* start SUPPLIED ENTRIES *
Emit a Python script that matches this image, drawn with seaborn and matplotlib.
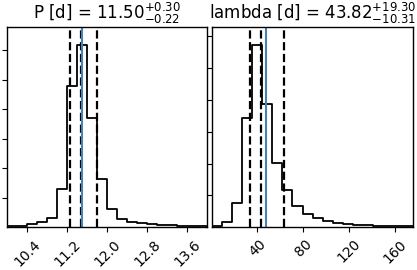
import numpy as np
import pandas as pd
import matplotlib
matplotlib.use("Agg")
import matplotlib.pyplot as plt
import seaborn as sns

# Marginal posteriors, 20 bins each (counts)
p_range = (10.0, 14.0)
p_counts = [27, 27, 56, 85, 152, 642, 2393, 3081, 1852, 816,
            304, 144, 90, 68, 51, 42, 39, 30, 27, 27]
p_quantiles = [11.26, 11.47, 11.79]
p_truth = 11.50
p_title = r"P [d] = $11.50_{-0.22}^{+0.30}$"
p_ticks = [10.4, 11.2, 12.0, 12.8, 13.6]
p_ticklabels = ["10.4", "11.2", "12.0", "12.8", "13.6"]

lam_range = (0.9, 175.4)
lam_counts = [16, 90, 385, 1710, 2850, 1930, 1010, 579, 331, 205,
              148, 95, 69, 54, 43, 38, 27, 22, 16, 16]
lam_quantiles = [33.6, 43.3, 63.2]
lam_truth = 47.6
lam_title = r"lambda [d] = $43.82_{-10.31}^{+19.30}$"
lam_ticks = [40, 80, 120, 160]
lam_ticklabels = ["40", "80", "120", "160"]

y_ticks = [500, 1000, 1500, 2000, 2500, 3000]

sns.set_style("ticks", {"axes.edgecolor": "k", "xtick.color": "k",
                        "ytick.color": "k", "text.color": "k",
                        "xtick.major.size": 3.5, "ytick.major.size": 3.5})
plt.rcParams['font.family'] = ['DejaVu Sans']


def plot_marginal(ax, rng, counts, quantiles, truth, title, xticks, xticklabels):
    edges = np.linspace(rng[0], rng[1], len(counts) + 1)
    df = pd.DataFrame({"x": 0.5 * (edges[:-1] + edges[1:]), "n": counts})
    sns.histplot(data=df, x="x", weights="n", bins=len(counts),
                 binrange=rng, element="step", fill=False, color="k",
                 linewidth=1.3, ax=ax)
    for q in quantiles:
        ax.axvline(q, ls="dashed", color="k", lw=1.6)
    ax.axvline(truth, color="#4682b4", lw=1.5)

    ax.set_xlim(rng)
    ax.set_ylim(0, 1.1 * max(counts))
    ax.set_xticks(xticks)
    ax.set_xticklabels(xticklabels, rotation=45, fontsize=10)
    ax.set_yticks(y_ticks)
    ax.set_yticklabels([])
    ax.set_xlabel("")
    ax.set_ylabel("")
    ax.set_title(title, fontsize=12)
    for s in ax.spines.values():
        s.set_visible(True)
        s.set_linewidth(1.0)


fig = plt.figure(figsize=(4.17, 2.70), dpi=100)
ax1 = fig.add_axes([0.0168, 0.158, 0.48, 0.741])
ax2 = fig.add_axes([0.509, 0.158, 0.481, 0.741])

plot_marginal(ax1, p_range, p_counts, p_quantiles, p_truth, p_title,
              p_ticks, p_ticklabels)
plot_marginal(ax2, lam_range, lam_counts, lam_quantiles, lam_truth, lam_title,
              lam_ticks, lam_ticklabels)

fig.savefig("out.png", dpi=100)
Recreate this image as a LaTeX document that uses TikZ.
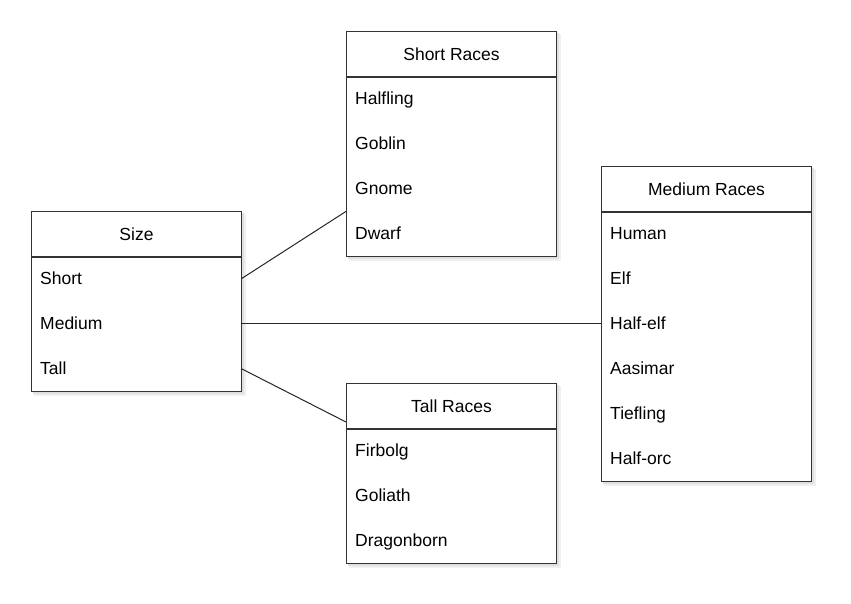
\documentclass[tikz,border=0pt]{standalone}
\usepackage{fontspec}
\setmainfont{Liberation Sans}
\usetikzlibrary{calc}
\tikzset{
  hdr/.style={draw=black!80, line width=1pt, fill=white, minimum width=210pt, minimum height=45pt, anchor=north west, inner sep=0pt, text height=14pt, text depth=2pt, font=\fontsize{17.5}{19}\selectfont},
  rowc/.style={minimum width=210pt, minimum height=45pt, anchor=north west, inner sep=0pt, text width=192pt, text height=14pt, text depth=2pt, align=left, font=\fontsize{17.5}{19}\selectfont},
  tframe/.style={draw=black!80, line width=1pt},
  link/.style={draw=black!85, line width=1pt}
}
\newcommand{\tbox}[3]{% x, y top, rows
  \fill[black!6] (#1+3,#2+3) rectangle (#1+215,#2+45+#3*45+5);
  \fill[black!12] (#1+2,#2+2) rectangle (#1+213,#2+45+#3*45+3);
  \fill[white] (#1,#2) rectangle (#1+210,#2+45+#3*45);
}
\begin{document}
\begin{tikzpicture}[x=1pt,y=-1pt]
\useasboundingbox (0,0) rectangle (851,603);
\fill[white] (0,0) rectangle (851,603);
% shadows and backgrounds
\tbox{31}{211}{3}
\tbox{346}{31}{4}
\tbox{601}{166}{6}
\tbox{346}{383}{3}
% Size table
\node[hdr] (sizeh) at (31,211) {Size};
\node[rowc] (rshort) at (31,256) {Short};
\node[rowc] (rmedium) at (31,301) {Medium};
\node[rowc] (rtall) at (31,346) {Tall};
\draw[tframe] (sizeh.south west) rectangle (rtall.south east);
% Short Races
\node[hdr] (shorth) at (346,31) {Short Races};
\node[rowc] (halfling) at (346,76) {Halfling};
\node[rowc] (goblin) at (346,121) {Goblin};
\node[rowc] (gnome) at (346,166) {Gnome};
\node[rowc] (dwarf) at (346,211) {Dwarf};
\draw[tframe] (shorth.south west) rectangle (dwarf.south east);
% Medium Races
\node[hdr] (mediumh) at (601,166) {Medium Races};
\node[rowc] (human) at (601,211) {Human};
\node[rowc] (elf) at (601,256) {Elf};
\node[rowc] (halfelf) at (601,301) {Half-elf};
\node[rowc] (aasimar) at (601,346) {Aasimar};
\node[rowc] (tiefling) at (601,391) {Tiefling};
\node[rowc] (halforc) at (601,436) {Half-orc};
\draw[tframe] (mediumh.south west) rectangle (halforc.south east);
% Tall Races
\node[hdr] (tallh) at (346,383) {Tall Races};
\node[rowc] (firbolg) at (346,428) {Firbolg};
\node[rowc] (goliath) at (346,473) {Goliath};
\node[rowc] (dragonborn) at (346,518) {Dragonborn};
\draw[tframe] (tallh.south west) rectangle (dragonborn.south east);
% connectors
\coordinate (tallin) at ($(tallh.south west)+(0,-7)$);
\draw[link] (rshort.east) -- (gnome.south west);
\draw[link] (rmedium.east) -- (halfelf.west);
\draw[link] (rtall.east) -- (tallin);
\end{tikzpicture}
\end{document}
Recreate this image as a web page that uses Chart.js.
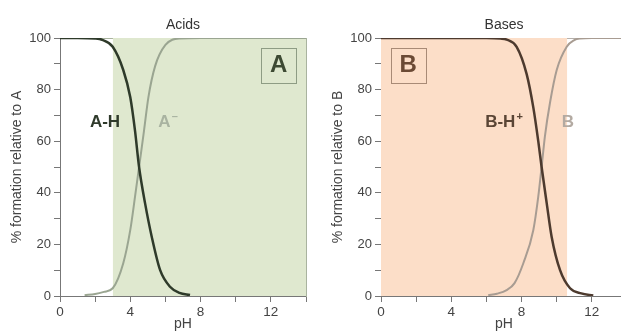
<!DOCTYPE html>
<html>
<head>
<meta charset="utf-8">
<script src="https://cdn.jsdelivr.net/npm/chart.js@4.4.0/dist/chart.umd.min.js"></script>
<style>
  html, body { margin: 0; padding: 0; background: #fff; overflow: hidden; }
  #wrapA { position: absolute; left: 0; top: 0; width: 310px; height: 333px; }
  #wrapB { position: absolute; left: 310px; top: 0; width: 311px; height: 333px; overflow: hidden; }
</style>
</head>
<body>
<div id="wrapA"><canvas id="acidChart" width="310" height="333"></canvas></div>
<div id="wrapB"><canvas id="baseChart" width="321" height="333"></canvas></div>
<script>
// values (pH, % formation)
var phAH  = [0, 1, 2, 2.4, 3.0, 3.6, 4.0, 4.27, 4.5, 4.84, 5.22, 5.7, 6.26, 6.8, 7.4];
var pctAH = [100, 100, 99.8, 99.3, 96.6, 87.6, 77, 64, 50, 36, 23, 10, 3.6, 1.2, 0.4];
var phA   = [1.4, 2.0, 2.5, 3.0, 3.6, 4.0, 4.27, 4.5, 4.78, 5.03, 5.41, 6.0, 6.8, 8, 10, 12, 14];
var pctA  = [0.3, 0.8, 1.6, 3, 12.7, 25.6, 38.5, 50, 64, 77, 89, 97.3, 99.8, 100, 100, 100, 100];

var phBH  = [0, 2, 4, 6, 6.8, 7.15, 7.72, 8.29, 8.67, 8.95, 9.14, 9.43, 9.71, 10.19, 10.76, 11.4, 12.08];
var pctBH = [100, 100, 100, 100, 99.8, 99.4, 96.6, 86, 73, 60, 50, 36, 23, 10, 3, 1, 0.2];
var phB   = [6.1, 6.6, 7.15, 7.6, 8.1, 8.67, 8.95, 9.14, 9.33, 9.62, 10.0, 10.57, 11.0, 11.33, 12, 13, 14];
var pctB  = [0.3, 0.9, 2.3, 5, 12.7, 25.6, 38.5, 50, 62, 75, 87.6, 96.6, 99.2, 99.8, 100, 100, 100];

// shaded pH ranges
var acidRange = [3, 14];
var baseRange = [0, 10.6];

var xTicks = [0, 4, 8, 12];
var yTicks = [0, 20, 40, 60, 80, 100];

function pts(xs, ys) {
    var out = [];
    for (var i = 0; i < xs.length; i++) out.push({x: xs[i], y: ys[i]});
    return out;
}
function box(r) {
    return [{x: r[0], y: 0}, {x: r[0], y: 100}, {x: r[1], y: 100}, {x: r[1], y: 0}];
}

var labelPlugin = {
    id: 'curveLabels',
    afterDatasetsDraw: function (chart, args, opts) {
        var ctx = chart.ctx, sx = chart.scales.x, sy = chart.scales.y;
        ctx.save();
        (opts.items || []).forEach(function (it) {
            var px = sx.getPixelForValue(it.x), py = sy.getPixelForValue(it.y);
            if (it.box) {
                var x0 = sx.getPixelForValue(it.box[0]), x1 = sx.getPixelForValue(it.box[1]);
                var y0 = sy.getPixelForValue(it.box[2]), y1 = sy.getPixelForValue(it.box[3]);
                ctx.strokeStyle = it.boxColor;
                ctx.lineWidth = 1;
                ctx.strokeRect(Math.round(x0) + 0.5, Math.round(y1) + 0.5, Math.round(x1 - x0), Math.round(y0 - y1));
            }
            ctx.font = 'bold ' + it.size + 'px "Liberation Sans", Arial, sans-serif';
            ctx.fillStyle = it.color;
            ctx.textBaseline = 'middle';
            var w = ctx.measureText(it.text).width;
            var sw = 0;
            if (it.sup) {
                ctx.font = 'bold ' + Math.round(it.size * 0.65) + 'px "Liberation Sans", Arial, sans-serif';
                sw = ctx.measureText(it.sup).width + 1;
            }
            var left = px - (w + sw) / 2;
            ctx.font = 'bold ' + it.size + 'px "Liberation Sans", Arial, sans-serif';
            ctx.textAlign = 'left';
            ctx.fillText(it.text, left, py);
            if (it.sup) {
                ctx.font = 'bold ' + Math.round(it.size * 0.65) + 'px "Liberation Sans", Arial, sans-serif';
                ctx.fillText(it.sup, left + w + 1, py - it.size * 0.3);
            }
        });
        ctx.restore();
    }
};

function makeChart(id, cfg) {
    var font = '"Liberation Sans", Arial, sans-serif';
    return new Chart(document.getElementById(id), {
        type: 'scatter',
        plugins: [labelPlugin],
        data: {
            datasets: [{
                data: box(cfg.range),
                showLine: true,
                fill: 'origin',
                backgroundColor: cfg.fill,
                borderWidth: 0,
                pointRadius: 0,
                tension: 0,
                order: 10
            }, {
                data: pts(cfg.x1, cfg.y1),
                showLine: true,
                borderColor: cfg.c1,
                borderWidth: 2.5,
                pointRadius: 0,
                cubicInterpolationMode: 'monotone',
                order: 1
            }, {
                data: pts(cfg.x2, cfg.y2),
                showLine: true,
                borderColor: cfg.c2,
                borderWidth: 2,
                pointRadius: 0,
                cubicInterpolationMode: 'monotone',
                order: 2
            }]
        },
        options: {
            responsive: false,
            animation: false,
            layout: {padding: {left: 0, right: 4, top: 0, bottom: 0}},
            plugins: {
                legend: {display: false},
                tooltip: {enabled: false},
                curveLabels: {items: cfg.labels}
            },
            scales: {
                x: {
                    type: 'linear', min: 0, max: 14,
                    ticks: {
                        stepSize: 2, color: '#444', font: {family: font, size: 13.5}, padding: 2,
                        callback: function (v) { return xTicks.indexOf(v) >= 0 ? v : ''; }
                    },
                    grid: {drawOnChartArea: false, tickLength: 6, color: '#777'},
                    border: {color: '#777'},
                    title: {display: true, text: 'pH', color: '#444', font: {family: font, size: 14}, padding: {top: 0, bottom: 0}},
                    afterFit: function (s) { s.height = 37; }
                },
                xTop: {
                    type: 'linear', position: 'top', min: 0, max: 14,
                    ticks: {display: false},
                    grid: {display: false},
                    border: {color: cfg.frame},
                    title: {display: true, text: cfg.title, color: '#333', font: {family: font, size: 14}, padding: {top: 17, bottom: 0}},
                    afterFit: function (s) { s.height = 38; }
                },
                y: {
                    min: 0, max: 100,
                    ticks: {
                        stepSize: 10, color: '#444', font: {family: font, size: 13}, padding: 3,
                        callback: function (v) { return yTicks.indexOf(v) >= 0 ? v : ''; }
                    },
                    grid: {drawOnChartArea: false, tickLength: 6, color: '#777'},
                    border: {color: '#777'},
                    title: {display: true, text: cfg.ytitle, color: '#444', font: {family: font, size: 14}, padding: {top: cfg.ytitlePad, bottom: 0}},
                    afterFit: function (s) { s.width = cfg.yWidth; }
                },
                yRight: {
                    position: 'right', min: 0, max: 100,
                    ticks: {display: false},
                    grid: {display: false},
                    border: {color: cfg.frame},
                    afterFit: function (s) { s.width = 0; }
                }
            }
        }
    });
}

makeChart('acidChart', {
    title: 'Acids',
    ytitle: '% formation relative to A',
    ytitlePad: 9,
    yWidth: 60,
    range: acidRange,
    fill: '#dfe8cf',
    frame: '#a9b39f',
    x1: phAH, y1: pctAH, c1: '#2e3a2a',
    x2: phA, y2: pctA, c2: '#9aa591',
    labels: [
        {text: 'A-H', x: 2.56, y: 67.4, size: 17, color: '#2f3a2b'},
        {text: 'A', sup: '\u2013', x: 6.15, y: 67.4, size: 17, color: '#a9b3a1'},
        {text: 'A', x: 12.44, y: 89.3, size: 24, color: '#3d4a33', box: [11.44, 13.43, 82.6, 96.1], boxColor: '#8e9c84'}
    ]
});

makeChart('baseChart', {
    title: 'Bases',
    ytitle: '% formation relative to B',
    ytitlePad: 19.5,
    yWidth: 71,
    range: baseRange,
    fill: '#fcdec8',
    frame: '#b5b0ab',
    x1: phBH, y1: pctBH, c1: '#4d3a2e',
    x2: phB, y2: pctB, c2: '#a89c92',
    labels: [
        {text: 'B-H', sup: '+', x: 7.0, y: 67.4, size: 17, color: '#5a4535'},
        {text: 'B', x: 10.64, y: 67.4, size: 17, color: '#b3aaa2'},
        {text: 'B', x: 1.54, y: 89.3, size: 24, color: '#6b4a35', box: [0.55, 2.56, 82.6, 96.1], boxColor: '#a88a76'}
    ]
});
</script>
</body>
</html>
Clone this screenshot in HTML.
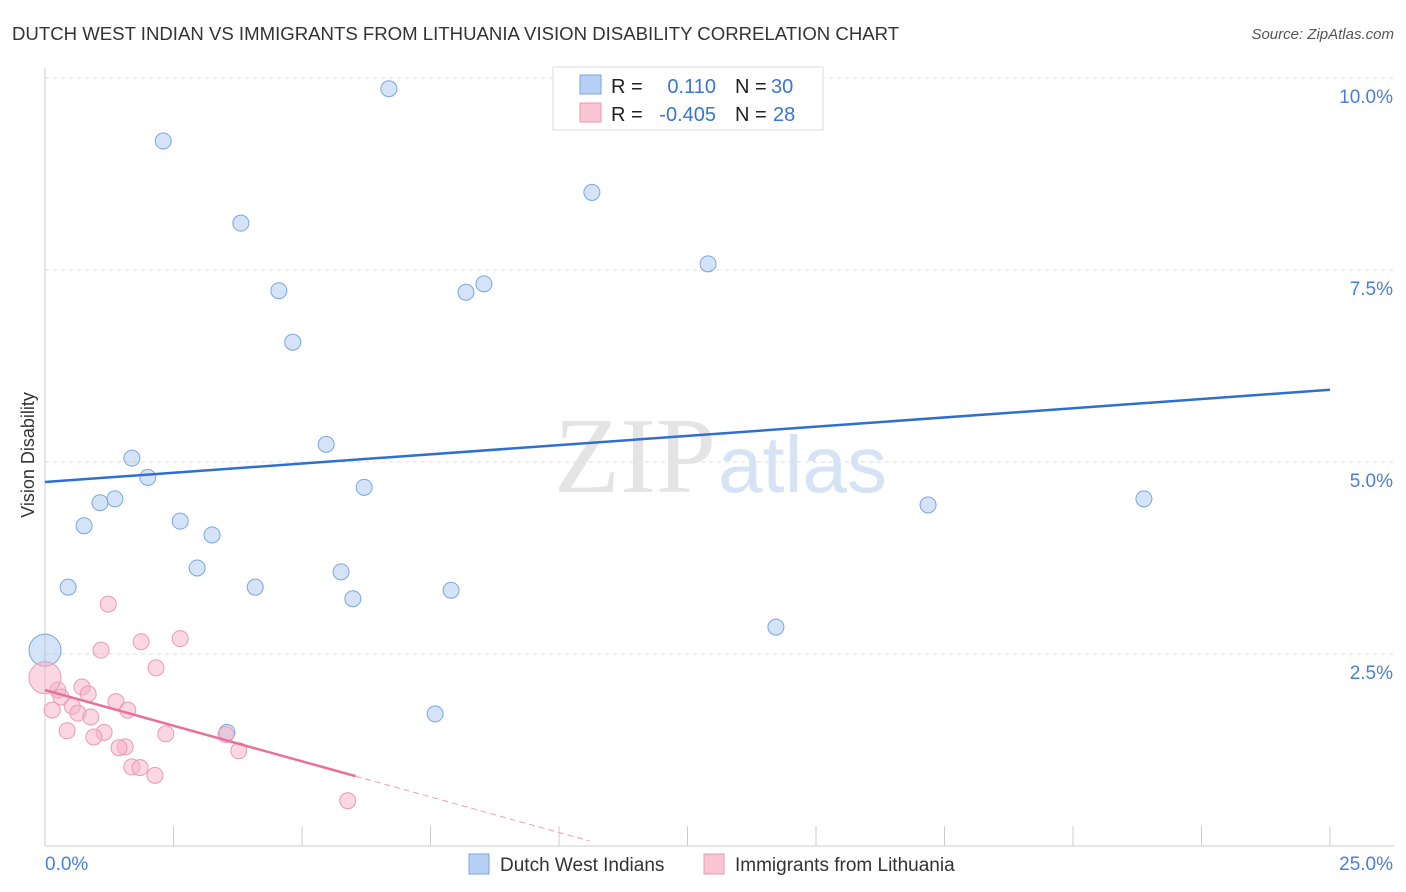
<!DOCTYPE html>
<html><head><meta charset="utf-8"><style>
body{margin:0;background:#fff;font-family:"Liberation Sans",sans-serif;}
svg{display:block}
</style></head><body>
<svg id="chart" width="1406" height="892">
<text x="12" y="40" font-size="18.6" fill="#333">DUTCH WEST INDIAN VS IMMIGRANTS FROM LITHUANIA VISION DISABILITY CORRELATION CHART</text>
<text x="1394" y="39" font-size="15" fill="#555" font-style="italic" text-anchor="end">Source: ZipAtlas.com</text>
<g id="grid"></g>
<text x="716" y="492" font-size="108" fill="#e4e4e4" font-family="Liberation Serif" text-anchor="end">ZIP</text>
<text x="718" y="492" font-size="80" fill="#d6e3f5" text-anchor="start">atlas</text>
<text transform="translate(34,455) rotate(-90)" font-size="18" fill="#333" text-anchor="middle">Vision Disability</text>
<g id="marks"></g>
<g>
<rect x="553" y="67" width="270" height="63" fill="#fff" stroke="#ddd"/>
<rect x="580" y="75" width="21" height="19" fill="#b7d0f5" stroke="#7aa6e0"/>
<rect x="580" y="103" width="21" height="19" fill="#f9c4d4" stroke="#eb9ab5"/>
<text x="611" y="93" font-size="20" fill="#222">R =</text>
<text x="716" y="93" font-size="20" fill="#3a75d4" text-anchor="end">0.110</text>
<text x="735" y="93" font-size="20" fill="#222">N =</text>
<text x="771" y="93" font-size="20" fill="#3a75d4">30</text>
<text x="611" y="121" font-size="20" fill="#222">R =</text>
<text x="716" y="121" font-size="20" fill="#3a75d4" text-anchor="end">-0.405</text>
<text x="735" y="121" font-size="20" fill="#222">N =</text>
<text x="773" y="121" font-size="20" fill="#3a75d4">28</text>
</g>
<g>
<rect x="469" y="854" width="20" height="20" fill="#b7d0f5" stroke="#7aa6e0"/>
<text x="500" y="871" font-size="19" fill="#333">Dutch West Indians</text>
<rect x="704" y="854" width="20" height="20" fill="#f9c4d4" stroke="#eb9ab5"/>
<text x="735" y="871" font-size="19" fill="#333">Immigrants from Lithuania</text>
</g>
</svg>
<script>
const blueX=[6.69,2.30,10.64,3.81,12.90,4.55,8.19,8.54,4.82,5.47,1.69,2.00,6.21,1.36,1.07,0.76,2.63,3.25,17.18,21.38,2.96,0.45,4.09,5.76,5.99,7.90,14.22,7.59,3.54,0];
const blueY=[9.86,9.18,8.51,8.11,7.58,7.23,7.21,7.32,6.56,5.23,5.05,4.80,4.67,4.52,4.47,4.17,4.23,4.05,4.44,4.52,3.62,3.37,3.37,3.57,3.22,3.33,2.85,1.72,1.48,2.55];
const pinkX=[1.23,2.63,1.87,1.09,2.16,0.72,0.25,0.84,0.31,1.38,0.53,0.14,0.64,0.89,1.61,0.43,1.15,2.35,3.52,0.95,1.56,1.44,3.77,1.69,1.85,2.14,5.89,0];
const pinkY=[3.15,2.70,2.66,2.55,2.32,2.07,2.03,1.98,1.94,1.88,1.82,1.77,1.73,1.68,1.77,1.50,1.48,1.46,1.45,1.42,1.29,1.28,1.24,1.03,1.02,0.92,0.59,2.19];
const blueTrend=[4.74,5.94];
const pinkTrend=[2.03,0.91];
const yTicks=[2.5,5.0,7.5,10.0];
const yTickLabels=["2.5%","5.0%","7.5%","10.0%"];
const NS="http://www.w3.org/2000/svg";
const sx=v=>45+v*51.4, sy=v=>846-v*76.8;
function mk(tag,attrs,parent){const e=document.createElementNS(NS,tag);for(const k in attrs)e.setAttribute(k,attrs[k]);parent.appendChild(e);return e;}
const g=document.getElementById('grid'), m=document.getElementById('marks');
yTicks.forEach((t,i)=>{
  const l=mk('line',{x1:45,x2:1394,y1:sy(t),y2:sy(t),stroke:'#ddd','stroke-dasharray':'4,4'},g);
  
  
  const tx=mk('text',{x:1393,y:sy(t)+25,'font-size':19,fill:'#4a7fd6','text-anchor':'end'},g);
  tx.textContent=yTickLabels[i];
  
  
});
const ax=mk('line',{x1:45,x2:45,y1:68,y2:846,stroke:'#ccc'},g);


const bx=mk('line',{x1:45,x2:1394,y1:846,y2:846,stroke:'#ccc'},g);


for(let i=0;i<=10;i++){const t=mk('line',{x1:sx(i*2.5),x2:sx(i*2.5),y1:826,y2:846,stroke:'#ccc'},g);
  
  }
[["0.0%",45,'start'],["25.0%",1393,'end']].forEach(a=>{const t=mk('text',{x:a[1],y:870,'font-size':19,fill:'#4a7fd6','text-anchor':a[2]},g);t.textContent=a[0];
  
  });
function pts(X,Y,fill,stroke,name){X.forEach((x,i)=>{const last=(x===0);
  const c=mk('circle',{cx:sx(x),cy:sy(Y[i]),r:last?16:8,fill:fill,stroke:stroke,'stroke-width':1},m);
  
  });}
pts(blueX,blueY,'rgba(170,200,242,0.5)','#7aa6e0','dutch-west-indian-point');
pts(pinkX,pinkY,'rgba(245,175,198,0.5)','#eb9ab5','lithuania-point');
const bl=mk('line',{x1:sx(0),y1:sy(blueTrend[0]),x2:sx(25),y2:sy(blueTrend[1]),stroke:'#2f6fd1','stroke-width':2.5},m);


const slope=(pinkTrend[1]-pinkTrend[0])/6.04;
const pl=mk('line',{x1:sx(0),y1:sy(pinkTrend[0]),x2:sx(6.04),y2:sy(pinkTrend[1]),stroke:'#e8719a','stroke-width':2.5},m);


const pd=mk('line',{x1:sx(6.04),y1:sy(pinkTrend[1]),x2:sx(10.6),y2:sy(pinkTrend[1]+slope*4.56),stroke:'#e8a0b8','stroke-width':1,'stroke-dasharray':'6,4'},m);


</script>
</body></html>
* end SUPPLIED ENTRIES *
- TASK INSTRUCTIONS -
Exactly as written, repeat the lines from the beginning of the entries up to and including the line with "import seaborn as sns", but not the pictures.

- COMPLETE OUTPUT -
Emit a Python script that matches this image, drawn with seaborn and matplotlib.
import numpy as np
import pandas as pd
import matplotlib
matplotlib.use("Agg")
import matplotlib.pyplot as plt
import seaborn as sns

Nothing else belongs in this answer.